I want to go back in time to little Katherine, whose dad was frustrated by her crying at the drop of a hat, hold her hand, and ask her, “Sweet one, why are you crying?” I want to discourage in her the instinct to stop the tears for the benefit of an inconvenienced parent or for the comfort of anyone who witnessed her raw emotion. I want to tell her it’s ok to cry, to let it out, and I want her to listen.
I want her to know that she doesn’t need to apologize for her tears. They are beautiful, natural, honest, and those who witness such vulnerability will only find it a point of connection and greater intimacy. I want her to learn to trust others with her tears, to learn to share them freely, and to learn to listen to what those tears want to tell her.
I want to pick her up off the floor backstage at the funeral, hold her face in my hands, and tell her to lean in and listen. I want to tell her that it’s no surprise she wept in the middle of a song at the funeral of such a beloved mentor. To suffer the physical loss of a friend on the heels of the emotional death of her family is more than one heart can bear. To even attempt to sing in the midst of such pain and abandonment is brave and courageous. Not a soul in that sanctuary thought her a failure. They felt overwhelmed by their own sadness, and shared that tender moment with her, wanting to reach out and comfort her even in the middle of the unfinished chorus. Those tears are not a source of shame, but an offering, a precious gift, a tender heart pouring out all it had to give.
These days, I’m still the cryer I was as a little girl. But I’ve stopped apologizing, I don’t feel ashamed, and I don’t try to pull it together and distract myself for the sake of appearing composed. I try to listen to my tears.
Sometimes they tell me of a place I’ve left unattended for too long, an unfulfilled desire, a quiet calling back to things abandoned, or a deep beckoning to begin something new.
Sometimes they call up terribly painful reminders of loss, shedding new light on old wounds whose only comfort and healing can be found in a steady stream of hot tears brimming over from a well of sadness that seems to know no end.

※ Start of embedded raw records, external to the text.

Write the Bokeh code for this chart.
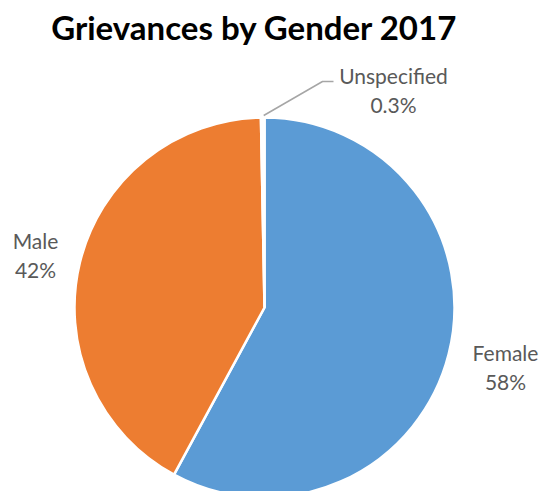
import numpy as np
from bokeh.plotting import figure
from bokeh.models import ColumnDataSource
from bokeh.core.properties import value
from bokeh.embed import file_html
from bokeh.resources import INLINE

# ---- data ----
categories = ["Female", "Male", "Unspecified"]
percent = [57.9, 41.8, 0.3]
label_pct = ["58%", "42%", "0.3%"]
colors = ["#5B9BD5", "#ED7D31", "#FFFFFF"]

W, H = 542, 491
CX, CY, R = 264, H - 307, 190

fracs = np.array(percent) / sum(percent)
ends = np.cumsum(fracs) * 2 * np.pi
starts = ends - fracs * 2 * np.pi
# clockwise from 12 o'clock -> bokeh (anticlockwise from +x)
src = ColumnDataSource(dict(
    cat=categories,
    start=np.pi / 2 - ends,
    end=np.pi / 2 - starts,
    color=colors,
))

p = figure(width=W, height=H, x_range=(0, W), y_range=(0, H),
           output_backend="svg", toolbar_location=None, min_border=0)
p.axis.visible = False
p.grid.visible = False
p.outline_line_color = None

p.wedge(x=CX, y=CY, radius=R, start_angle="start", end_angle="end",
        fill_color="color", line_color="white", line_width=2.5, source=src)

# title
p.text(x=[254], y=[H - 26], text=["Grievances by Gender 2017"],
       text_font=value("Lato"), text_font_style="bold", text_font_size="33px",
       text_align="center", text_baseline="middle", text_color="#000000")

# labels (name / percent on two lines)
lab_x = [505, 35, 393]
lab_y = [H - 352, H - 240, H - 75]
for i in range(3):
    p.text(x=[lab_x[i]], y=[lab_y[i]], text=[categories[i]],
           text_font=value("Lato"), text_font_size="21px",
           text_align="center", text_baseline="middle", text_color="#595959")
    p.text(x=[lab_x[i]], y=[lab_y[i] - 29], text=[label_pct[i]],
           text_font=value("Lato"), text_font_size="21px",
           text_align="center", text_baseline="middle", text_color="#595959")

# leader line for Unspecified
mid = (starts[2] + ends[2]) / 2
ang = np.pi / 2 - mid
sx, sy = CX + R * np.cos(ang) + 1, CY + R * np.sin(ang) + 2
p.line(x=[sx, 322, 333], y=[sy, H - 81, H - 81], line_color="#A6A6A6", line_width=1.5)

open("out.html", "w").write(file_html(p, INLINE))
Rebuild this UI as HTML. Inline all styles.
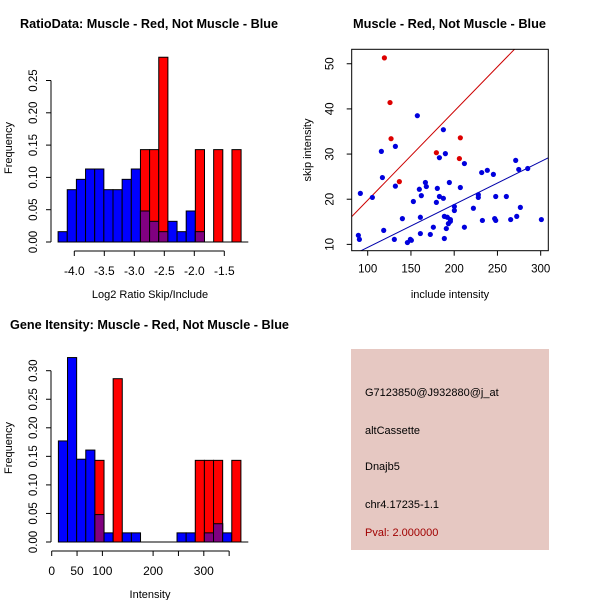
<!DOCTYPE html>
<html><head><meta charset="utf-8"><style>
html,body{margin:0;padding:0;background:#fff;}
svg{display:block;font-family:"Liberation Sans",sans-serif;}
</style></head><body>
<svg id="c" width="600" height="600" viewBox="0 0 600 600" xmlns="http://www.w3.org/2000/svg">
<rect x="0" y="0" width="600" height="600" fill="#fff"/>
<text x="149" y="28" text-anchor="middle" font-size="12.5" font-weight="bold" textLength="258" lengthAdjust="spacingAndGlyphs">RatioData: Muscle - Red, Not Muscle - Blue</text>
<text x="449.5" y="28" text-anchor="middle" font-size="12.5" font-weight="bold" textLength="193" lengthAdjust="spacingAndGlyphs">Muscle - Red, Not Muscle - Blue</text>
<text x="149.5" y="329" text-anchor="middle" font-size="12.5" font-weight="bold" textLength="279" lengthAdjust="spacingAndGlyphs">Gene Itensity: Muscle - Red, Not Muscle - Blue</text>
<g>
<rect x="351" y="349" width="198" height="201" fill="#e6c8c2"/>
<text x="365" y="396" font-size="11">G7123850@J932880@j_at</text>
<text x="365" y="434" font-size="11">altCassette</text>
<text x="365" y="470" font-size="11">Dnajb5</text>
<text x="365" y="508" font-size="11">chr4.17235-1.1</text>
<text x="365" y="536" font-size="11" fill="#a00000">Pval: 2.000000</text>
</g>
</svg>
<script>
// ---- Ratio histogram data ----
const ratioBinStart = -4.27;
const ratioBinWidth = 0.1525;
const ratioBlue = [0.016,0.081,0.097,0.113,0.113,0.081,0.081,0.097,0.113,0.048,0.032,0.016,0.032,0.016,0.048,0.016,0,0,0,0];
const ratioRed  = [0,0,0,0,0,0,0,0,0,0.143,0.143,0.286,0,0,0,0.143,0,0.143,0,0.143];
const ratioXTicks = [-4.0,-3.5,-3.0,-2.5,-2.0,-1.5];
const ratioXLabels = ["-4.0","-3.5","-3.0","-2.5","-2.0","-1.5"];
const ratioYTicks = [0,0.05,0.10,0.15,0.20,0.25];
const ratioYLabels = ["0.00","0.05","0.10","0.15","0.20","0.25"];
// ---- Intensity histogram data ----
const intBinStart = 13.2;
const intBinWidth = 18.0;
const intBlue = [0.177,0.323,0.145,0.161,0.048,0.016,0,0.016,0.016,0,0,0,0,0.016,0.016,0,0.016,0.032,0.016,0];
const intRed  = [0,0,0,0,0.143,0,0.286,0,0,0,0,0,0,0,0,0.143,0.143,0.143,0,0.143];
const intXTicks = [0,50,100,200,250,300,350];
const intXLabels = ["0","50","100","200","","300",""];
const intYTicks = [0,0.05,0.10,0.15,0.20,0.25,0.30];
const intYLabels = ["0.00","0.05","0.10","0.15","0.20","0.25","0.30"];
// ---- Scatter data ----
const redX = [119.3,125.8,127,136.6,179.4,207.1,206];
const redY = [51.3,41.4,33.4,23.9,30.3,33.6,29];
const blueX = [89.2,90.4,91.5,105.4,115.8,117.0,118.5,130.8,132.0,132.0,140.1,145.9,149.3,150.5,152.8,157.4,159.7,160.9,162.0,160.9,166.7,167.8,172.4,175.9,179.4,180.5,182.9,182.9,187.5,187.5,188.6,189.8,188.6,192.1,190.9,193.3,194.4,195.6,195.6,200.2,200.2,207.1,211.8,211.8,222.2,227.9,227.9,231.8,232.6,238.3,245.3,248.0,246.8,248.0,260.3,265.3,271.1,272.3,274.6,276.5,285.0,300.8];
const blueY = [12.0,11.1,21.3,20.4,30.6,24.8,13.1,11.1,31.7,22.9,15.7,10.4,11.1,10.9,19.5,38.5,22.2,16.0,20.8,12.4,23.7,22.8,12.2,13.8,19.3,22.4,29.2,20.6,20.2,35.4,11.3,30.1,16.2,16.0,13.5,14.6,23.7,15.1,15.5,18.4,17.5,22.6,27.9,13.8,18.0,21.0,20.4,25.9,15.3,26.4,25.5,20.6,15.7,15.3,20.6,15.5,28.6,16.2,26.6,18.2,26.8,15.5];
const redSlope = 0.197, redIntercept = 0.08;
const blueSlope = 0.095, blueIntercept = -0.17;
const scXTicks = [100,150,200,250,300];
const scYTicks = [10,20,30,40,50];

const NS = "http://www.w3.org/2000/svg";
const svg = document.getElementById('c');
function mk(tag, attrs, parent){
  const e = document.createElementNS(NS, tag);
  for (const k in attrs) e.setAttribute(k, attrs[k]);
  (parent||svg).appendChild(e);
  return e;
}

function histogram(cfg){
  const g = mk('g', {});
  
  
  const xs = v => cfg.x0 + (v - cfg.xv0) * cfg.xk;
  const ys = v => cfg.yBase - v * cfg.yk;
  for (let i = 0; i < cfg.blue.length; i++) {
    const a = xs(cfg.start + i*cfg.width), b = xs(cfg.start + (i+1)*cfg.width);
    const bl = cfg.blue[i], rd = cfg.red[i];
    if (bl > 0) {
      const r = mk('rect', {x:a, y:ys(bl), width:b-a, height:ys(0)-ys(bl), fill:'#0000ff', stroke:'#000', 'stroke-width':1}, g);
      
      
    }
    if (rd > 0) {
      const r = mk('rect', {x:a, y:ys(rd), width:b-a, height:ys(0)-ys(rd), fill:'#ff0000', stroke:'#000', 'stroke-width':1}, g);
      
      
      const m = Math.min(bl, rd);
      if (m > 0) {
        const p = mk('rect', {x:a, y:ys(m), width:b-a, height:ys(0)-ys(m), fill:'#800080', stroke:'#000', 'stroke-width':1}, g);
        
        
      }
    }
  }
  mk('line', {x1:cfg.baseL, x2:cfg.baseR, y1:ys(0), y2:ys(0), stroke:'#000'}, g);
  const xa = mk('g', {}, g);
  
  
  const xt = cfg.xTicks;
  mk('line', {x1:xs(xt[0]), x2:xs(xt[xt.length-1]), y1:cfg.axY, y2:cfg.axY, stroke:'#000'}, xa);
  xt.forEach((v,i) => {
    mk('line', {x1:xs(v), x2:xs(v), y1:cfg.axY, y2:cfg.axY+5, stroke:'#000'}, xa);
    const t = mk('text', {x:xs(v), y:cfg.axY+24, 'text-anchor':'middle', 'font-size':12}, xa);
    t.textContent = cfg.xLabels[i];
  });
  const xl = mk('text', {x:cfg.xTitleX, y:cfg.axY+47, 'text-anchor':'middle', 'font-size':11}, g);
  
  
  xl.textContent = cfg.xTitle;
  const ya = mk('g', {}, g);
  
  
  const yt = cfg.yTicks;
  mk('line', {x1:51, x2:51, y1:ys(yt[0]), y2:ys(yt[yt.length-1]), stroke:'#000'}, ya);
  yt.forEach((v,i) => {
    mk('line', {x1:46, x2:51, y1:ys(v), y2:ys(v), stroke:'#000'}, ya);
    const t = mk('text', {x:37, y:ys(v), 'text-anchor':'middle', 'font-size':11.5, transform:`rotate(-90 37 ${ys(v)})`}, ya);
    t.textContent = cfg.yLabels[i];
  });
  const yl = mk('text', {x:12, y:cfg.yTitleY, 'text-anchor':'middle', 'font-size':11, transform:`rotate(-90 12 ${cfg.yTitleY})`}, g);
  
  
  yl.textContent = 'Frequency';
}

histogram({name:'ratio-histogram', blue:ratioBlue, red:ratioRed, start:ratioBinStart, width:ratioBinWidth,
  x0:74.3, xv0:-4.0, xk:60, yBase:242, yk:646, baseL:58.3, baseR:248.3, axY:251,
  xTicks:ratioXTicks, xLabels:ratioXLabels, yTicks:ratioYTicks, yLabels:ratioYLabels,
  xTitle:'Log2 Ratio Skip/Include', xTitleX:150, yTitleY:148});
histogram({name:'intensity-histogram', blue:intBlue, red:intRed, start:intBinStart, width:intBinWidth,
  x0:51.7, xv0:0, xk:0.507, yBase:542, yk:571, baseL:58.3, baseR:248.3, axY:551,
  xTicks:intXTicks, xLabels:intXLabels, yTicks:intYTicks, yLabels:intYLabels,
  xTitle:'Intensity', xTitleX:150, yTitleY:448});

(function(){
  const L=351.7, R=548.3, T=49.3, B=250.7;
  const xmin=81.5, xmax=308.8, ymin=8.6, ymax=53.2;
  const xs = v => L + (v-xmin)/(xmax-xmin)*(R-L);
  const ys = v => B - (v-ymin)/(ymax-ymin)*(B-T);
  const g = mk('g', {});
  
  
  const defs = mk('defs', {}, g);
  const cp = mk('clipPath', {id:'clipS'}, defs);
  mk('rect', {x:L, y:T, width:R-L, height:B-T}, cp);
  const lines = mk('g', {'clip-path':'url(#clipS)'}, g);
  const rl = mk('line', {x1:xs(xmin), y1:ys(redSlope*xmin+redIntercept), x2:xs(xmax), y2:ys(redSlope*xmax+redIntercept), stroke:'#cc0000', 'stroke-width':1}, lines);
  
  
  const bl = mk('line', {x1:xs(xmin), y1:ys(blueSlope*xmin+blueIntercept), x2:xs(xmax), y2:ys(blueSlope*xmax+blueIntercept), stroke:'#0000aa', 'stroke-width':1}, lines);
  
  
  blueX.forEach((v,i) => {
    const c = mk('circle', {cx:xs(v), cy:ys(blueY[i]), r:2.6, fill:'#0000dd'}, g);
    
    
  });
  redX.forEach((v,i) => {
    const c = mk('circle', {cx:xs(v), cy:ys(redY[i]), r:2.6, fill:'#dd0000'}, g);
    
    
  });
  mk('rect', {x:L, y:T, width:R-L, height:B-T, fill:'none', stroke:'#000'}, g);
  const xa = mk('g', {}, g);
  
  
  scXTicks.forEach(v => {
    mk('line', {x1:xs(v), x2:xs(v), y1:B, y2:B+5, stroke:'#000'}, xa);
    const t = mk('text', {x:xs(v), y:B+22, 'text-anchor':'middle', 'font-size':11.5}, xa);
    t.textContent = v;
  });
  const ya = mk('g', {}, g);
  
  
  scYTicks.forEach(v => {
    mk('line', {x1:L-5, x2:L, y1:ys(v), y2:ys(v), stroke:'#000'}, ya);
    const t = mk('text', {x:L-18, y:ys(v), 'text-anchor':'middle', 'font-size':11.5, transform:`rotate(-90 ${L-18} ${ys(v)})`}, ya);
    t.textContent = v;
  });
  const xl = mk('text', {x:450, y:298, 'text-anchor':'middle', 'font-size':11}, g);
  
  
  xl.textContent = 'include intensity';
  const yl = mk('text', {x:311, y:150, 'text-anchor':'middle', 'font-size':11, transform:'rotate(-90 311 150)'}, g);
  
  
  yl.textContent = 'skip intensity';
})();
</script>
</body></html>
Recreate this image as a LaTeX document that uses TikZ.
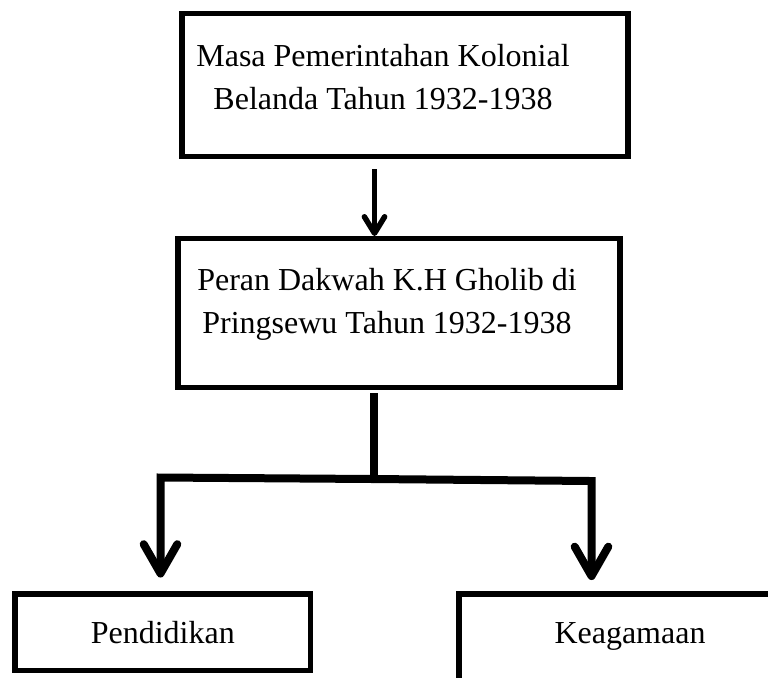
\documentclass[tikz,border=0pt]{standalone}
\usepackage{fontspec}
\setmainfont{Liberation Serif}
\usetikzlibrary{arrows.meta}

\begin{document}
\begin{tikzpicture}[
    x=0.375pt, y=-0.375pt,
    box/.style={draw=black, line width=2.05pt, rectangle, inner sep=0pt,
       font=\fontsize{12}{16}\selectfont},
    boxtext/.style={font=\fontsize{12}{16}\selectfont, align=center, inner sep=0pt},
    link/.style={line width=2.05pt, -{Straight Barb[length=6.2pt, width=7.6pt, round]}},
    stem/.style={line width=3pt},
    branch/.style={line width=3pt, line join=miter,
       -{Straight Barb[length=11pt, width=12.6pt, round]}}
  ]
    \useasboundingbox (0,0) rectangle (768,677);
    \clip (0,0) rectangle (768,677);

    % Boxes
    \node[box, minimum width=167.4pt, minimum height=53.8pt] (kolonial) at (405,85) {};
    \node[box, minimum width=165.9pt, minimum height=55.7pt] (peran) at (399,313) {};
    \node[box, minimum width=110.8pt, minimum height=28.7pt] (pendidikan) at (162.75,632.25) {Pendidikan};
    \node[box, minimum width=128.25pt, minimum height=39.75pt] (keagamaan) at (630,647) {};

    % Box texts
    \node[boxtext, anchor=north] (kolonialtext) at (383,44)
      {Masa Pemerintahan Kolonial\\Belanda Tahun 1932-1938};
    \node[boxtext, anchor=north] (perantext) at (387,268)
      {Peran Dakwah K.H Gholib di\\Pringsewu Tahun 1932-1938};
    \node[boxtext, anchor=base] (keagamaantext) at (630,643) {Keagamaan};

    % Arrow between the two upper boxes
    \coordinate (linktop) at (374.5,169);
    \draw[link] (linktop) -- (linktop |- peran.north);

    % Branching to the two lower boxes
    \coordinate (hub) at (374,479);
    \coordinate (lbend) at (160.5,477.5);
    \coordinate (ltip) at (160.5,577.5);
    \coordinate (rbend) at (591.5,481);
    \coordinate (rtip) at (591.5,580);
    \draw[stem, shorten <=1.2pt] (hub |- peran.south) -- (hub);
    \draw[branch] (hub) -- (lbend) -- (ltip);
    \draw[branch] (hub) -- (rbend) -- (rtip);
  \end{tikzpicture}
\end{document}
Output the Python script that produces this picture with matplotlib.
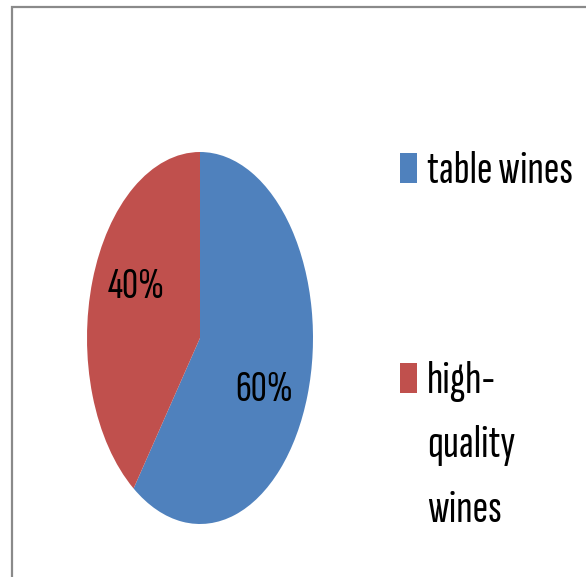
import matplotlib
matplotlib.use("Agg")
import matplotlib.pyplot as plt
import numpy as np
from matplotlib.patches import Rectangle

# wine share
labels = ["table wines", "high-\nquality\nwines"]
shares = [60, 40]
colors = ["#4F81BD", "#C0504D"]

FONT = ["Sofia Sans Extra Condensed", "Carlito", "DejaVu Sans"]
W, H = 586, 577

fig = plt.figure(figsize=(W / 100, H / 100), dpi=100)

# chart area frame (only top/left edges fall inside the canvas)
fig.patches.append(Rectangle((12 / W, -0.5), 2.0, 1.5 - 6.5 / H, transform=fig.transFigure,
                             fill=False, edgecolor="#8a8a8a", linewidth=1.6))

# pie in a stretched axes -> elliptical
ax = fig.add_axes([87 / W, (H - 524) / H, 226 / W, 372 / H])
wedges, _, autotexts = ax.pie(
    shares, colors=colors, startangle=90, counterclock=False,
    autopct="%1.0f%%", pctdistance=0.63, radius=1.0,
    wedgeprops=dict(linewidth=0),
    textprops=dict(fontsize=32, family=FONT, color="black"),
)
ax.set_aspect("auto")
ax.set_xlim(-1, 1)
ax.set_ylim(-1, 1)
ax.axis("off")

# turn the percentage labels a little clockwise
rot = np.deg2rad(-8)
for t in autotexts:
    x, y = t.get_position()
    t.set_position((x * np.cos(rot) - y * np.sin(rot), x * np.sin(rot) + y * np.cos(rot)))

# legend drawn by hand so the swatch sits on the first line of each label
legend_base = [183, 393]  # baseline of first text line, px from top
line_step = 64.5
for lab, col, base in zip(labels, colors, legend_base):
    fig.patches.append(Rectangle((400 / W, (H - base) / H), 17 / W, 30 / H,
                                 transform=fig.transFigure, facecolor=col,
                                 edgecolor="none"))
    for i, line in enumerate(lab.split("\n")):
        fig.text(427 / W, (H - base - i * line_step) / H, line, fontsize=34,
                 family=FONT, va="baseline", ha="left")

fig.savefig("out.png", dpi=100)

Sometimes they whisper, mysteriously begging me to notice the beauty in broken places, the moments when the shadow of the eternal passes over something common and transforms it forever.
Whether they show up raw and unexpectedly, or slowly and quietly make their way down my cheek, I am learning to listen. They unveil secrets beneath the surface, and tell the truth about all the places where life seems too hard to bear. Tears always speak.